Since the restrictions on women are so strict in this society, Ayla initially accepts tasks deemed appropriate for girls. After Iza gives birth to a daughter, Uba, Ayla helps care for the baby and gathers cooking stones and firewood. This, and her apprenticeship under Iza, are acceptable in Clan society, as medicine is one of the few respected domains for women. Ayla’s training as a medicine woman thus represents her conformity to a female role that the Clan values.


Despite trying to embrace her role, Ayla cannot completely suppress her own nature, which leads her to test the boundaries of Clan taboos surrounding gender. She becomes fascinated by sling hunting when she observes the men’s practice. No woman of the Clan is ever allowed to handle a weapon, yet Ayla feels a compelling urge to learn. As a result, she must live a double life: An obedient girl in public and, in private, a budding hunter. Her rebellion also ties into the genetic differences between her and the Clan. As Ayla is one of the Others, she lacks the Clan’s racial memory that gives them instinctive knowledge. Thus, she must work hard to acquire every bit of skill, but her efforts pay off in remarkable competency and in the ability to do things others just can’t.


The taboo against women handling weapons is seldom broken because women do not have the memory and knowledge, and therefore the interest, in hunting. This barrier does not constrain Ayla; instead, she’s led by her desire to learn. Observation and imitation also characterize Ayla’s training as a medicine woman under Iza. Lacking the Clan’s inherited medicinal knowledge, Ayla learns by shadowing Iza on gathering trips, memorizing each plant and its use. Ayla’s knowledge and skills are earned through observation, trial, and error—a path that differs significantly from the Clan’s rote adherence to tradition. Her approach not only helps her survive but gradually earns the Clan’s respect as they begin to rely on her expertise.

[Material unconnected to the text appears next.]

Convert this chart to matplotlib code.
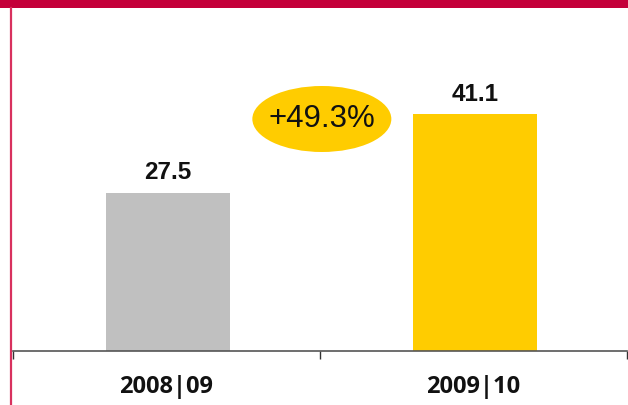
import matplotlib
matplotlib.use("Agg")
import matplotlib.pyplot as plt
from matplotlib.patches import Ellipse, Rectangle
from matplotlib.lines import Line2D

# data
periods = ["2008|09", "2009|10"]
values = [27.5, 41.1]
bar_colors = ["#c0c0c0", "#ffcc00"]
growth_label = "+49.3%"

W, H = 628, 405
fig = plt.figure(figsize=(W / 100, H / 100), dpi=100)
fig.patch.set_facecolor("white")

# red band on top and thin red line on left
fig.add_artist(Rectangle((0, 1 - 8 / H), 1, 8 / H, transform=fig.transFigure,
                         facecolor="#c4003a", edgecolor="none"))
fig.add_artist(Line2D([10.5 / W, 10.5 / W], [0, 1 - 8 / H], transform=fig.transFigure,
                      color="#d8315e", lw=1.6))

# axes: baseline at y=351 px, x span 13..627 px
px_per_unit = 5.76
ax = fig.add_axes([13 / W, (H - 351) / H, 614 / W, 343 / H])
ax.set_xlim(-0.5, 1.5)
ax.set_ylim(0, 343 / px_per_unit)
ax.set_facecolor("none")

x = list(range(len(periods)))
ax.bar([xi + 0.005 for xi in x], values, width=0.405, color=bar_colors, zorder=2)

for xi, v in zip(x, values):
    ax.text(xi + 0.005, v + 20 / px_per_unit, f"{v:.1f}", ha="center", va="center",
            fontsize=17.5, fontweight="bold", family="Liberation Sans", color="#111111")

for xi, lab in zip(x, periods):
    ax.text(xi, -36 / px_per_unit, lab, ha="center", va="center", clip_on=False,
            fontsize=17, fontweight="bold", family="Open Sans", color="#111111")

# growth bubble
ex = 0.506
ey = (351 - 119) / px_per_unit
ax.add_patch(Ellipse((ex, ey), 139 / 307, 66 / px_per_unit, facecolor="#ffcc00",
                     edgecolor="none", zorder=3))
ax.text(ex, ey, growth_label, ha="center", va="center", fontsize=22.5,
        family="Liberation Sans", color="#111111", zorder=4)

for s in ["top", "left", "right"]:
    ax.spines[s].set_visible(False)
ax.spines["bottom"].set_color("#555555")
ax.spines["bottom"].set_linewidth(1.2)
ax.set_yticks([])
ax.set_xticks([-0.5, 0.5, 1.5])
ax.set_xticklabels([])
ax.tick_params(axis="x", direction="out", length=6, width=1, color="#333333")

fig.savefig("out.png", dpi=100)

While the Clan comes to accept her, Ayla’s life among them is also isolated, speaking to Cultural Difference and the Struggle for Acceptance. At first, her isolation is literal: She cannot communicate, which leaves her feeling desperately alone even while surrounded by the Clan. Auel shows her watching the Clan members talk in sign language around the fire, unable to join in. Even after Ayla learns the language, she remains in cultural isolation. She’s physically different, and her thoughts don’t always align with Clan ways. This makes her feel like an outsider looking in. However, by Chapter 13, the Clan as a whole begins not only to tolerate, but to accept her. When Ayla rescues Ona from the sea, her unique skills of being able to swim and to improvise save the girl’s life. For the first time, Ayla stands in the center of the Clan’s attention not as a strange outsider or a troublemaker, but as a hero.